# start of SUPPLIED DATA

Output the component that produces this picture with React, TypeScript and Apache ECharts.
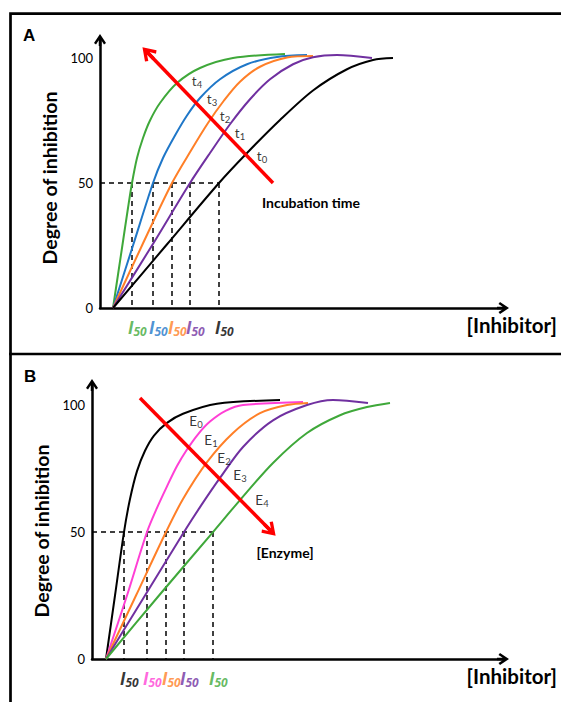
import React, { useEffect, useRef } from 'react';
import * as echarts from 'echarts';

// ---------- Panel A : effect of incubation time ----------
const namesA = ['t4', 't3', 't2', 't1', 't0'];
const colorsA = ['#3fa83a', '#1f77c8', '#ff7f27', '#7030a0', '#000000'];
const curveA_t4 = [[13, 0], [22, 24], [28, 40], [32, 50], [37, 60], [43, 68], [50, 75], [60, 82], [77, 90], [100, 96], [133, 100], [185, 101.6]];
const curveA_t3 = [[13, 0], [33, 25], [53, 50], [63, 60], [75, 69], [87, 77], [100, 84], [120, 91.5], [147, 97.5], [177, 100.4], [207, 101.2]];
const curveA_t2 = [[13, 0], [42, 25], [72, 50], [91, 63], [108, 74], [124, 83], [140, 90.5], [160, 96.5], [187, 100.2], [213, 100.8]];
const curveA_t1 = [[13, 0], [52, 25], [90, 50], [110, 62], [130, 73.5], [150, 83.5], [170, 91.5], [193, 97.5], [213, 100.3], [237, 101.2], [272, 100]];
const curveA_t0 = [[13, 0], [66, 25], [119, 50], [147, 62], [180, 75.2], [213, 87], [247, 95.5], [273, 99.2], [293, 100]];
const curvesA = [curveA_t4, curveA_t3, curveA_t2, curveA_t1, curveA_t0];
const i50A = [32, 53, 72, 90, 119];
const arrowA = [[173, 50], [48, 102]];
const tagPosA = [[97, 90.8], [112, 83.6], [125, 76.8], [140, 70], [162, 60.8]];

// ---------- Panel B : effect of enzyme concentration ----------
const namesB = ['E0', 'E1', 'E2', 'E3', 'E4'];
const colorsB = ['#000000', '#ff3fd5', '#ff7f27', '#7030a0', '#3fa83a'];
const curveB_E0 = [[14, 0], [23, 25], [32, 50], [38, 63], [45, 74], [53, 82], [62, 88], [75, 93], [91, 96.6], [125, 100.5], [188, 102]];
const curveB_E1 = [[14, 0], [35, 25], [55, 50], [65, 59.5], [75, 68], [85, 76], [95, 82.5], [106, 88.5], [118, 93.5], [134, 97.8], [151, 100], [211, 101.2]];
const curveB_E2 = [[14, 0], [44, 25], [74, 50], [91, 63], [115, 77.5], [141, 89], [168, 96.8], [195, 100], [216, 100.8]];
const curveB_E3 = [[14, 0], [53, 25], [92, 50], [108, 59.8], [128, 71.3], [151, 83.5], [181, 94], [215, 100], [241, 102], [276, 100.8]];
const curveB_E4 = [[14, 0], [67, 25], [121, 50], [148, 62.6], [181, 77.2], [215, 89], [248, 96], [275, 99.2], [298, 100.8]];
const curvesB = [curveB_E0, curveB_E1, curveB_E2, curveB_E3, curveB_E4];
const i50B = [32, 55, 74, 92, 121];
const arrowB = [[48, 102.8], [178, 50.8]];
const tagPosB = [[104, 93.7], [119, 86.2], [132, 79.1], [148, 72.4], [170, 62.6]];

const yTicks = [0, 50, 100];
const halfLevel = 50;

const FONT = 'Lato, "Open Sans", sans-serif';
const CHEVRON = 'path://M12,0 L24,18 L20,21 L14.5,12.5 L14.5,24 L9.5,24 L9.5,12.5 L4,21 L0,18 Z';

function xAxisCfg(gridIndex: number, max: number) {
  return {
    type: 'value', gridIndex, min: 0, max,
    axisLine: { show: true, onZero: false, symbol: ['none', CHEVRON], symbolSize: [12, 12], lineStyle: { color: '#000', width: 2.5 } },
    axisTick: { show: false }, axisLabel: { show: false }, splitLine: { show: false },
    name: '[Inhibitor]', nameLocation: 'end', nameGap: 54,
    nameTextStyle: { fontFamily: FONT, fontWeight: 'bold', fontSize: 20.5, color: '#000', align: 'right', verticalAlign: 'top', padding: [6, 0, 0, 0] },
  };
}

function yAxisCfg(gridIndex: number, max: number, shift: number) {
  return {
    type: 'value', gridIndex, min: 0, max, interval: 50,
    axisLine: { show: true, onZero: false, symbol: ['none', CHEVRON], symbolSize: [12, 12], lineStyle: { color: '#000', width: 2.5 } },
    axisTick: { show: false }, splitLine: { show: false },
    axisLabel: {
      margin: 7, fontFamily: FONT, fontSize: 13, color: '#000',
      formatter: (v: number) => (yTicks.indexOf(v) >= 0 ? String(v) : ''),
    },
    name: 'Degree of inhibition', nameLocation: 'middle', nameGap: 40,
    nameTextStyle: { fontFamily: FONT, fontWeight: 'bold', fontSize: 19.5, color: '#000', padding: [0, shift, 0, 0] },
  };
}

const subRich = (color: string) => ({
  m: { fontFamily: FONT, fontSize: 13.5, color, lineHeight: 16 },
  s: { fontFamily: FONT, fontSize: 9.5, color, lineHeight: 8, verticalAlign: 'bottom' },
});

function panelSeries(idx: number, names: string[], colors: string[], curves: number[][][], i50: number[], arrow: number[][], tagPos: number[][]) {
  const out: any[] = [];
  const maxI50 = Math.max(...i50);
  out.push({
    type: 'line', xAxisIndex: idx, yAxisIndex: idx, silent: true, showSymbol: false, z: 1,
    data: [[0, halfLevel], [maxI50, halfLevel]],
    lineStyle: { color: '#000', width: 1.5, type: [5, 4] },
  });
  i50.forEach((x) => {
    out.push({
      type: 'line', xAxisIndex: idx, yAxisIndex: idx, silent: true, showSymbol: false, z: 1,
      data: [[x, halfLevel], [x, 0]],
      lineStyle: { color: '#000', width: 1.5, type: [5, 4] },
    });
  });
  curves.forEach((c, i) => {
    out.push({
      type: 'line', name: names[i], xAxisIndex: idx, yAxisIndex: idx, silent: true, showSymbol: false, z: 3,
      smooth: 0.3, data: c, lineStyle: { color: colors[i], width: 2 },
    });
  });
  out.push({
    type: 'scatter', xAxisIndex: idx, yAxisIndex: idx, silent: true, z: 5, symbolSize: 0,
    itemStyle: { color: 'transparent' },
    data: tagPos.map((p, i) => ({
      value: p,
      label: { formatter: `{m|${names[i][0]}}{s|${names[i].slice(1)}}` },
    })),
    label: { show: true, position: 'inside', rich: subRich('#000') },
    markLine: {
      silent: true, symbol: ['none', CHEVRON], symbolSize: 16, animation: false,
      label: { show: false },
      lineStyle: { color: '#ff0000', width: 3.5, type: 'solid' },
      data: [[{ coord: arrow[0] }, { coord: arrow[1] }]],
    },
  });
  const rich: any = {};
  colors.forEach((c, i) => {
    rich['i' + i] = { fontFamily: '"Open Sans", "Noto Sans", sans-serif', fontSize: 17, fontWeight: 'bold', fontStyle: 'italic', color: c, lineHeight: 19 };
    rich['n' + i] = { fontFamily: '"Open Sans", "Noto Sans", sans-serif', fontSize: 12, fontWeight: 'bold', fontStyle: 'italic', color: c, lineHeight: 9, verticalAlign: 'bottom' };
  });
  out.push({
    type: 'scatter', xAxisIndex: idx, yAxisIndex: idx, silent: true, z: 5, symbolSize: 0,
    itemStyle: { color: 'transparent' },
    data: i50.map((x, i) => ({ value: [x, 0], label: { formatter: `{i${i}|I}{n${i}|50}` } })),
    label: { show: true, position: [-4, 10], rich },
  });
  return out;
}

const option: any = {
  animation: false,
  backgroundColor: '#fff',
  grid: [
    { left: 100, top: 40, width: 403, height: 268 },
    { left: 92, top: 385, width: 411, height: 274 },
  ],
  xAxis: [xAxisCfg(0, 403), xAxisCfg(1, 411)],
  yAxis: [yAxisCfg(0, 107.2, 8), yAxisCfg(1, 107.9, 18)],
  series: [
    ...panelSeries(0, namesA, colorsA, curvesA, i50A, arrowA, tagPosA),
    ...panelSeries(1, namesB, colorsB, curvesB, i50B, arrowB, tagPosB),
  ],
  graphic: [
    { type: 'rect', silent: true, shape: { x: 10.5, y: 13.7, width: 600, height: 720 }, style: { fill: 'none', stroke: '#000', lineWidth: 2.7 } },
    { type: 'line', silent: true, shape: { x1: 9, y1: 354, x2: 561, y2: 354 }, style: { stroke: '#000', lineWidth: 2.7 } },
    { type: 'text', left: 23, top: 27, style: { text: 'A', font: 'bold 17px "Liberation Sans", Arial, sans-serif', fill: '#000' } },
    { type: 'text', left: 24, top: 368, style: { text: 'B', font: 'bold 17px "Liberation Sans", Arial, sans-serif', fill: '#000' } },
    { type: 'text', x: 311, y: 202, style: { text: 'Incubation time', font: `bold 14px ${FONT}`, fill: '#000', align: 'center', verticalAlign: 'middle' } },
    { type: 'text', x: 285, y: 552, style: { text: '[Enzyme]', font: `bold 14px ${FONT}`, fill: '#000', align: 'center', verticalAlign: 'middle' } },
  ],
};

export default function App() {
  const ref = useRef<HTMLDivElement>(null);
  useEffect(() => {
    const chart = echarts.init(ref.current as HTMLDivElement, null, { renderer: 'svg' });
    chart.setOption(option);
    return () => chart.dispose();
  }, []);
  return <div ref={ref} style={{ position: 'fixed', left: 0, top: 0, width: 561, height: 702, background: '#fff' }} />;
}
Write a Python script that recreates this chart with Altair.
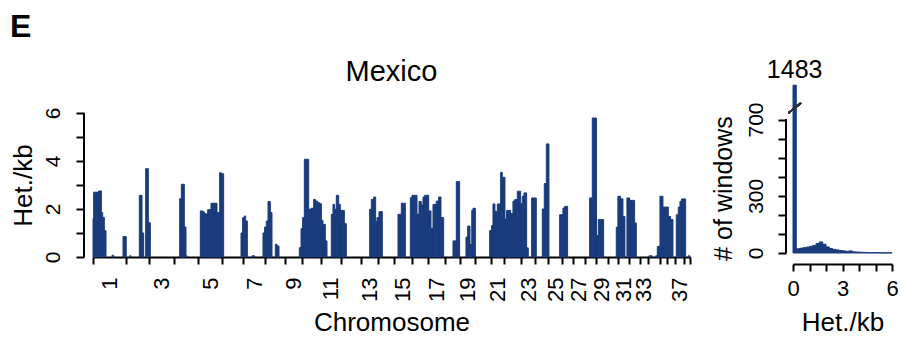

# end of SUPPLIED DATA

WORK TO COMPLETE: Restate each line from the start of the listing through the line bearing "import * as echarts from 'echarts';" word for word. Drop the pictures.

OUTPUT BELOW:
Output the component that produces this picture with React, TypeScript and Apache ECharts.
import React, { useEffect, useRef } from 'react';
import * as echarts from 'echarts';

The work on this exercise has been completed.